Was there ever an athlete more iconic than Roy Hobbs? Hasn't every kid named his first bat Wonderboy? Robert Redford shines as the farm boy whose big league dreams are delayed by 16 years. Steeped in nostalgia, beautifully acted and filmed, it's a movie so in love with baseball that it glows. And so do we, just thinking about it.

Flicks with the Most Game

4. 'Hoosiers'

This David-and-Goliath tale of a volatile basketball coach (Gene Hackman) who leads a small Indiana high school team to the state finals has all the makings of a classic: chills-inducing score, superb game sequences, moving pep talk and, of course, the most badass line in sports movie history: "I'll make it."

Flicks with the Most Game

3. 'Bull Durham'

It's not just that it's hilarious, or smart, or that it's got the greatest female character in sports movie history (Annie Savoy, we're not worthy).

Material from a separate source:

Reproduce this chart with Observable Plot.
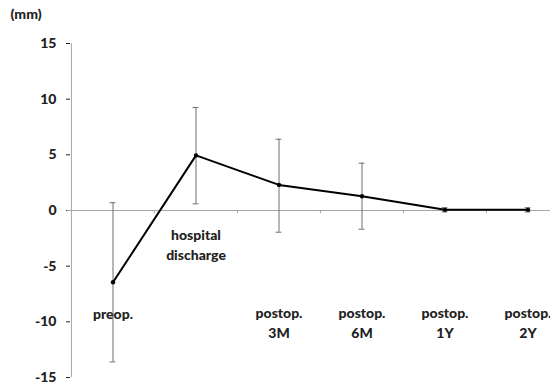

This movie gets everything right, from clubhouse camaraderie to sexual politics to the joy and pain of playing in the minors. For all who worship at the Church of Baseball, this is our Holy Grail.

Flicks with the Most Game

2. 'Raging Bull'

Robert De Niro's scorching portrayal of boxer Jake LaMotta as angry young man and still angry (and going to pot) middle-aged man, plus Martin Scorsese's fine eye for the violence men do, are a one-two punch that made this black-and-white drama an instant classic ... and its Best Picture loss one of the biggest Oscar shocks ever.

Flicks with the Most Game

1. 'Rocky'

The fist-pumping score, the charismatic turn by Sly Stallone, the glorious training montage, the pitch-perfect ending in which Rocky shows the champ what "showtime at the Apollo" really means ... All these make it the gold standard by which all sports flicks are measured. Yo, if there's a more deserving No. 1 movie, punch us in the face.